Michelle Marks via NaturalHealth365 – Changes in healthy lung tissue can be an early signal that the lung is preparing to receive breast cancer cells that are metastasizing — spreading to other organs.
This is the breakthrough finding of a study from researchers at Israel’s Tel Aviv University, Sheba Medical Center, Tel Aviv Sourasky Medical Center and Weizmann Institute of Science.
In many types of cancers, including breast cancer, the main cause of death is when the cancer cells metastasize and proliferate in essential organs. Metastases may appear after several years even after surgical removal of the primary tumor, chemotherapy and radiation.
Methods currently available locate metastases only when they are quite large – when the disease is at an advanced stage, and there are few treatment options.
Prof. Neta Erez, chair of pathology at TAU’s Sackler Faculty of Medicine, previously discovered that designated tissues in organs where the metastases are set to arrive prepare a hospitable environment for them, long before the appearance of the metastasized cells.
In the present study, Erez and her research team searched for signs of these changes, which may be used in the future to identify the start of the process. They focused on connective tissue cells, known as fibroblasts, in the lungs of lab mice with a model of breast cancer.

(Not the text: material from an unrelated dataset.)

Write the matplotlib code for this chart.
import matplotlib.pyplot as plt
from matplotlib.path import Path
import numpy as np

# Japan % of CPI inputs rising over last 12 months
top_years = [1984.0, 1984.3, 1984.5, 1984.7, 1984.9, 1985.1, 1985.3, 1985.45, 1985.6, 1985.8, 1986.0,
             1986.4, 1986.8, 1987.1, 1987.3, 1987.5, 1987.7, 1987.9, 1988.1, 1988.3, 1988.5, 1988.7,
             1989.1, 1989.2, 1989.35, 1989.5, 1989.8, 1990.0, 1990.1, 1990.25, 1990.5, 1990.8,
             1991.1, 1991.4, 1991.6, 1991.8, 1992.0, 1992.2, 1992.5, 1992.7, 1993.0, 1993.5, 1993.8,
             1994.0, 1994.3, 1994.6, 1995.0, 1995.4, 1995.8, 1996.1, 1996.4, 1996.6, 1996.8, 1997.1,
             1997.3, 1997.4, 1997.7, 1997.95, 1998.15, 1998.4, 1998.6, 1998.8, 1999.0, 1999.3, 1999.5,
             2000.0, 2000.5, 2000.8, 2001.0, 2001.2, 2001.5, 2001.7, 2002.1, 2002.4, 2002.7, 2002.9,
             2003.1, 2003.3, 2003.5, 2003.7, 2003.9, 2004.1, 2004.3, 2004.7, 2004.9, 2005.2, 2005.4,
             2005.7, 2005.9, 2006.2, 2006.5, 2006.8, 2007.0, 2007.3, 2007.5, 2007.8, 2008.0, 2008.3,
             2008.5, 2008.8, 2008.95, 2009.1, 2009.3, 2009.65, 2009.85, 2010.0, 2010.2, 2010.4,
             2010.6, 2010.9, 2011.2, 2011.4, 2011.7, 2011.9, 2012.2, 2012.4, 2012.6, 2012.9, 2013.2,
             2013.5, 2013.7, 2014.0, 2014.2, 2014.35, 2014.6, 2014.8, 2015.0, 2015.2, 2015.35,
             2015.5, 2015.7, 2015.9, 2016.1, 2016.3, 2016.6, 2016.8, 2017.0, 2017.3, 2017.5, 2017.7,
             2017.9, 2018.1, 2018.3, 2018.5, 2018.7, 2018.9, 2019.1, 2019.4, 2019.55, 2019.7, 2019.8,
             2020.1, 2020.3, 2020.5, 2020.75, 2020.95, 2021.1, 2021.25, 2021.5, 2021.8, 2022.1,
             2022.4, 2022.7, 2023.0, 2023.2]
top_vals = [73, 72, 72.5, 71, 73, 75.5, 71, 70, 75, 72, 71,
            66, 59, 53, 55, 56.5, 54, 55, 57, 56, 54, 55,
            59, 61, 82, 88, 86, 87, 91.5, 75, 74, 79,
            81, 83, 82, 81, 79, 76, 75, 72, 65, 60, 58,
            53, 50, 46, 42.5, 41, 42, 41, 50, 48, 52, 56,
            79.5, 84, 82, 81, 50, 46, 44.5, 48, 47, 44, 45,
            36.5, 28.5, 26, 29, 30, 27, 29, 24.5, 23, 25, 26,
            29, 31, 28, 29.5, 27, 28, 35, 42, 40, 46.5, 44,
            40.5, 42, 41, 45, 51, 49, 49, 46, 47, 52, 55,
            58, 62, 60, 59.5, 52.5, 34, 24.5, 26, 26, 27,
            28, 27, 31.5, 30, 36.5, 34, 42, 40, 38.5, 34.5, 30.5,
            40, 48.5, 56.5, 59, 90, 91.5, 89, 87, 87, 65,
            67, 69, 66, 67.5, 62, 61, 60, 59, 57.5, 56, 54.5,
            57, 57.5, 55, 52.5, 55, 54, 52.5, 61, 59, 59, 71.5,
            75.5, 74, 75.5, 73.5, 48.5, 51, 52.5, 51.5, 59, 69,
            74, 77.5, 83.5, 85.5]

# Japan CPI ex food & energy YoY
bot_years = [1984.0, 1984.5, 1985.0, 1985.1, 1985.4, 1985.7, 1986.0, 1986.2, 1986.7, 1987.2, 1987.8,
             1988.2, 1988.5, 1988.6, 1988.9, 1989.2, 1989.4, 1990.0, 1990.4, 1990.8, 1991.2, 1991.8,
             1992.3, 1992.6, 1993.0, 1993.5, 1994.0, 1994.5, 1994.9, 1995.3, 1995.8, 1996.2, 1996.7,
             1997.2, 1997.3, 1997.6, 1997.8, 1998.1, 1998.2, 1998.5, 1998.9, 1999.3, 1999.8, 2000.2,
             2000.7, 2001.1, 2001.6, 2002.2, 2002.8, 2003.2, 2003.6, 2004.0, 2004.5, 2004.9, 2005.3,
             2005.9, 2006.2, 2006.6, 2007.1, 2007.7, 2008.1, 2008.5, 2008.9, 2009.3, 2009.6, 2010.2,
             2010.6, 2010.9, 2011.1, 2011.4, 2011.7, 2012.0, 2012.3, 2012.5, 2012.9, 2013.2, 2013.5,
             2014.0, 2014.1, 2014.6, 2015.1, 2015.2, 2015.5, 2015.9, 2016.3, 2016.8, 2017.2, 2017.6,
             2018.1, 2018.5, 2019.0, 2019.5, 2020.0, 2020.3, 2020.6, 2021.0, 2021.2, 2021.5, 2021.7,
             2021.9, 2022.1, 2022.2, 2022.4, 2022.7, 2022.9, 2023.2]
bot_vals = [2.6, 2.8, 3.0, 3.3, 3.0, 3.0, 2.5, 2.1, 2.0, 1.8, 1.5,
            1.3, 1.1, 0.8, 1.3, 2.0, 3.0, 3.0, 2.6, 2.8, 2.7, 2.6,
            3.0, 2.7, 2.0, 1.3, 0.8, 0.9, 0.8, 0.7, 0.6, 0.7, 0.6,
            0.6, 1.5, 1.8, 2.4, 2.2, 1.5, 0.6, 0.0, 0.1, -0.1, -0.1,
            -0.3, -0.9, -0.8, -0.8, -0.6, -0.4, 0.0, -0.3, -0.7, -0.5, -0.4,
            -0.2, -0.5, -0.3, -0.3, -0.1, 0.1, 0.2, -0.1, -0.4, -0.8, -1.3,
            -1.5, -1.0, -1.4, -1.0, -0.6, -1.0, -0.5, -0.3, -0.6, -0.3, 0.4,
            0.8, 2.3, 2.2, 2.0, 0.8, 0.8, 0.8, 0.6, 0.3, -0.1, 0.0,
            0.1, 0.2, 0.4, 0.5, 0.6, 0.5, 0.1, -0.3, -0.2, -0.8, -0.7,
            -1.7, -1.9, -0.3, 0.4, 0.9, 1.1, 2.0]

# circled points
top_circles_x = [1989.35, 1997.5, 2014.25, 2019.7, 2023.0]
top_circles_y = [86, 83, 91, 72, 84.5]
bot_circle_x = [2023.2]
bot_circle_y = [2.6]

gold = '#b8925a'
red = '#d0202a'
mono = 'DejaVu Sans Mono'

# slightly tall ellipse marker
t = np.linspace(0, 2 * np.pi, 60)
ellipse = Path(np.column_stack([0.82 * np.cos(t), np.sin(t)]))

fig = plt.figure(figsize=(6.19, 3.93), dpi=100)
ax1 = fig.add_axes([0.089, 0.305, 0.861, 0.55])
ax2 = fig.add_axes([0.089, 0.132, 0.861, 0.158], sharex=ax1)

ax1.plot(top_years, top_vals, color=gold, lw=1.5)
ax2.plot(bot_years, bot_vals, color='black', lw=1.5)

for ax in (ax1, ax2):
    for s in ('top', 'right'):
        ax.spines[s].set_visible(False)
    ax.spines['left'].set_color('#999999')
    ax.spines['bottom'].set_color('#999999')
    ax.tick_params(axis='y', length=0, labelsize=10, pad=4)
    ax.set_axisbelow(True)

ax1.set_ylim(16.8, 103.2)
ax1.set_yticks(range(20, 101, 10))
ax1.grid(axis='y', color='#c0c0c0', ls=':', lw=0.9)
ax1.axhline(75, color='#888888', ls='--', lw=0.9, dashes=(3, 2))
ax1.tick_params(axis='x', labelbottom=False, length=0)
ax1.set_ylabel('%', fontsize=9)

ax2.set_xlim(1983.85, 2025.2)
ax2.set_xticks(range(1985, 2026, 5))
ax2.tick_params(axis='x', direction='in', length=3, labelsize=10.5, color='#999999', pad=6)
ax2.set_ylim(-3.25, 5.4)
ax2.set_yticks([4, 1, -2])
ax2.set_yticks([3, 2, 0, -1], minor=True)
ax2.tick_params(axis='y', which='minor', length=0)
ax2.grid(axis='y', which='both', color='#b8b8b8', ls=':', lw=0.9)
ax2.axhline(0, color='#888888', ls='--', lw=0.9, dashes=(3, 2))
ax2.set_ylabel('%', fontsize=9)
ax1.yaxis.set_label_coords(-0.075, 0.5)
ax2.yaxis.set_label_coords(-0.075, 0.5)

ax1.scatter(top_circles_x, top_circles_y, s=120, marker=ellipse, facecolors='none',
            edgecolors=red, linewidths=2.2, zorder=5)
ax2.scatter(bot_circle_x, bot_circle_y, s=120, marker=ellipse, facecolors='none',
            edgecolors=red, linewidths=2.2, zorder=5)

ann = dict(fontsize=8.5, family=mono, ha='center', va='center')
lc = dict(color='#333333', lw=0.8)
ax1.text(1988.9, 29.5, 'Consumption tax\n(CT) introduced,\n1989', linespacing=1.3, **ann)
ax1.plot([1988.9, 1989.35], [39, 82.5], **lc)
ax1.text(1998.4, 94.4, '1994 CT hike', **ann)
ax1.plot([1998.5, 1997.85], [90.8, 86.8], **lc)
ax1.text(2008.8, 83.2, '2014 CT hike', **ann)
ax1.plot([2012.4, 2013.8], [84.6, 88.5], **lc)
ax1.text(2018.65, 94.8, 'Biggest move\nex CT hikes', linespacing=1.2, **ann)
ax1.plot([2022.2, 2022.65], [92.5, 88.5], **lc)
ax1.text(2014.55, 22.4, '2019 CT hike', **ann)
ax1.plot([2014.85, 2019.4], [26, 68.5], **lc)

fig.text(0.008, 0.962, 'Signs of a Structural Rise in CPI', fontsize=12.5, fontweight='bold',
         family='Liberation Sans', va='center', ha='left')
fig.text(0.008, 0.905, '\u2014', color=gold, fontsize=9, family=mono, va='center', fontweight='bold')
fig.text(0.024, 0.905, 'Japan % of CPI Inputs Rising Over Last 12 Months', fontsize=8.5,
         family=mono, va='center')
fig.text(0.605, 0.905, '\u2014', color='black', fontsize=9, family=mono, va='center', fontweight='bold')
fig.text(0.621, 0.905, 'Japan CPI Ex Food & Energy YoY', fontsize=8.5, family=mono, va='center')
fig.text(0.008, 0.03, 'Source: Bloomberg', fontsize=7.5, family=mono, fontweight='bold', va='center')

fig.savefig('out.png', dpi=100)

“In a normal situation, fibroblasts play a central role in healing wounds and injury to the lungs, but recent studies revealed that cancer is successful in recruiting them and causing them to produce a supportive environment for it,” Erez said.
As described in the journal eLife, the scientists also identified the proteins that initiate the preparation processes in fibroblasts.
“We believe that in the future, our findings can aid in the identification of the metastatic process even before the disseminated cancer cells thrive and colonize the metastatic organ, with the purpose of providing prophylactic treatment. Such treatment may save the lives of millions of people worldwide,” Erez said.